The European Parliament has stated that it wants to significantly boost targets for 2030. The ambitious target set by MEPs this time is 35 per cent for both renewable energy and energy efficiency, whereas a recent European Commission analysis concluded that the EU would not incur extra costs to increase its target for renewables from 27 to 30 per cent.
The Union made promises in the Paris climate agreement to cut greenhouse gas emissions by 40 per cent, and the targets set in 2014 do not meet the Paris demands.
However, countries in emerging Europe, such as Bulgaria, Romania and Poland, are mostly dependent on coal and agreeing to these high standards will most likely hit their economies, as the Commission, Parliament and member states are currently negotiating this year’s Clean Energy Package. The drastic decrease in the cost of wind and solar power are reasons for introducing higher standards.
Swedish energy minister Ibrahim Baylan has stated that the gradual switch to renewable energy will create more jobs and lead to economic growth, which, according to him, is why central and eastern Europe ought to make the transition.

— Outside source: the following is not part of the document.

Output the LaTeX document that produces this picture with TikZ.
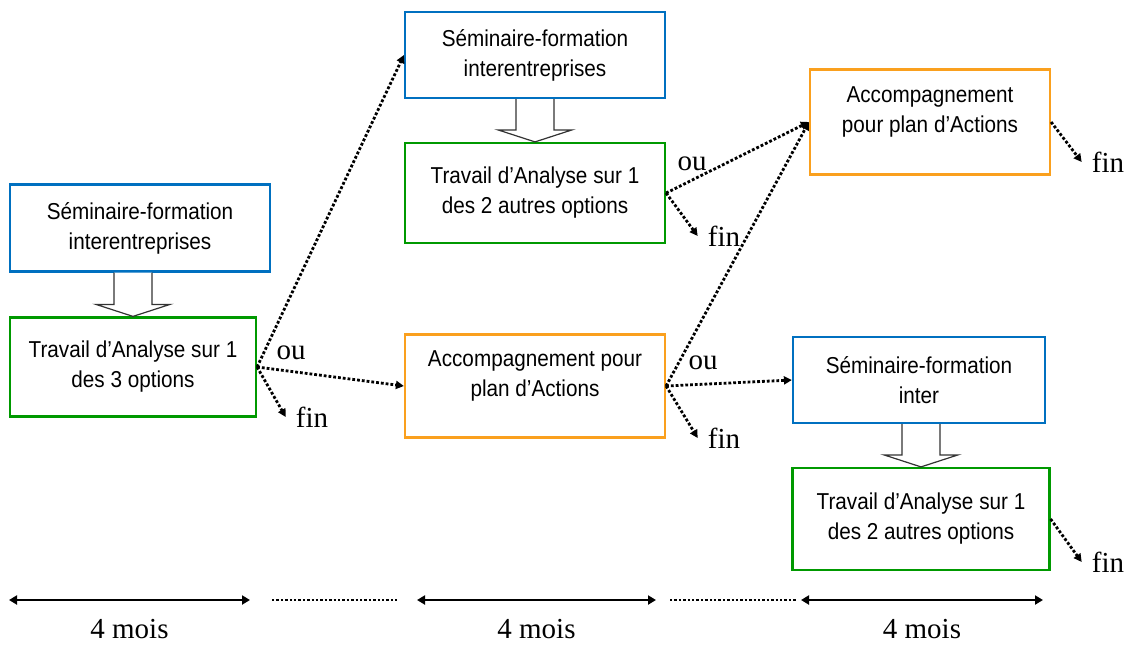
\documentclass[tikz,border=0pt]{standalone}
\usepackage{fontspec}
\usepackage{tikz}
\usetikzlibrary{arrows.meta,calc}
\newfontfamily\boxfont[FakeStretch=0.9]{Liberation Sans}
\newfontfamily\notefont{Liberation Serif}
\definecolor{semblue}{RGB}{0,112,192}
\definecolor{anagreen}{RGB}{0,153,0}
\definecolor{accorange}{RGB}{250,160,30}

\begin{document}
\begin{tikzpicture}[x=1pt,y=-1pt,
	box/.style={draw,line width=2.2pt,fill=white,align=center,
		font=\boxfont\fontsize{23}{30}\selectfont,inner sep=0pt},
	sem/.style={box,draw=semblue},
	ana/.style={box,draw=anagreen},
	acc/.style={box,draw=accorange},
	notetext/.style={font=\notefont\fontsize{29}{32}\selectfont,inner sep=2pt},
	finlabel/.style={notetext,inner xsep=10pt},
	dotarrow/.style={dotted,line width=2.8pt,-{Triangle[length=8pt,width=8pt]}},
	hollow/.style={draw=black!80,line width=1.2pt,fill=white},
	periodline/.style={line width=2.5pt,{Triangle[length=8pt,width=9pt]}-{Triangle[length=8pt,width=9pt]}},
	gapline/.style={dotted,line width=2.4pt}]
	\useasboundingbox (0,0) rectangle (1130,646);
	% boxes
	\node[sem,minimum width=260pt,minimum height=87pt] (b1) at (140,228) {Séminaire-formation\\interentreprises};
	\node[ana,minimum width=246pt,minimum height=99pt] (b2) at (133,367) {Travail d’Analyse sur 1\\des 3 options};
	\node[sem,minimum width=260pt,minimum height=86pt] (b3) at (535,55) {Séminaire-formation\\interentreprises};
	\node[ana,minimum width=260pt,minimum height=100pt] (b4) at (535,193) {Travail d’Analyse sur 1\\des 2 autres options};
	\node[acc,minimum width=260pt,minimum height=103pt] (b5) at (535,386) {Accompagnement pour\\plan d’Actions\\[-6pt]\mbox{}};
	\node[acc,minimum width=240pt,minimum height=105pt] (b6) at (930,122) {Accompagnement\\pour plan d’Actions\\[-6pt]\mbox{}};
	\node[sem,minimum width=252pt,minimum height=86pt] (b7) at (919,380) {Séminaire-formation\\inter};
	\node[ana,minimum width=257pt,minimum height=102pt] (b8) at (921,519) {Travail d’Analyse sur 1\\des 2 autres options};
	% hollow arrows
	\foreach \a/\b in {b1/b2,b3/b4,b7/b8}
		\draw[hollow] ($(\b.north |- \a.south)+(-19,0)$) -- ($(\b.north)+(-19,-12)$)
			-- ($(\b.north)+(-37,-12)$) -- (\b.north) -- ($(\b.north)+(37,-12)$)
			-- ($(\b.north)+(19,-12)$) -- ($(\b.north |- \a.south)+(19,0)$);
	% choices
	\node[notetext] (ou1) at (291,353) {ou};
	\node[notetext] (ou2) at (692,164) {ou};
	\node[notetext] (ou3) at (703,363) {ou};
	\node[finlabel] (fin1) at (312,417) {fin};
	\node[finlabel] (fin2) at (724,236) {fin};
	\node[finlabel] (fin3) at (724,438) {fin};
	\node[finlabel] (fin4) at (1108,162) {fin};
	\node[finlabel] (fin5) at (1108,562) {fin};
	\draw[dotarrow] (b2.east) -- (b3.west);
	\draw[dotarrow] (b2.east) -- (b5.west);
	\draw[dotarrow] (b4.east) -- (b6.west);
	\draw[dotarrow] (b5.east) -- (b6.west);
	\draw[dotarrow] (b5.east) -- (b7.west);
	\foreach \s/\f in {b2/fin1,b4/fin2,b5/fin3,b6/fin4,b8/fin5}
		\draw[dotarrow] (\s.east) -- (\f.west);
	% time line
	\coordinate (t0) at (9,600);
	\coordinate (t1) at (250,600);
	\coordinate (t2) at (272,600);
	\coordinate (t3) at (397,600);
	\coordinate (t4) at (417,600);
	\coordinate (t5) at (656,600);
	\coordinate (t6) at (670,600);
	\coordinate (t7) at (797,600);
	\coordinate (t8) at (801,600);
	\coordinate (t9) at (1043,600);
	\draw[periodline] (t0) -- node[notetext,inner sep=0pt,below=18pt] (m1) {4 mois} (t1);
	\draw[gapline] (t2) -- (t3);
	\draw[periodline] (t4) -- node[notetext,inner sep=0pt,below=18pt] (m2) {4 mois} (t5);
	\draw[gapline] (t6) -- (t7);
	\draw[periodline] (t8) -- node[notetext,inner sep=0pt,below=18pt] (m3) {4 mois} (t9);
\end{tikzpicture}
\end{document}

Despite emerging Europe preferring to stick to the 27 per cent target, some in the region, such as Lithuania, are beginning to follow suit and now support the 30 per cent target.
Yet the 2030 renewable energy goal will only be binding at EU level, meaning that national targets may still vary, requiring a significant degree of solidarity to achieve the EU-wide target.
The Bulgarian Presidency will lead negotiations in the Council before the end of its term in June and the country needs to be neutral, not easy given that 40 per cent of Bulgarian energy is from coal and 35 per cent from nuclear power.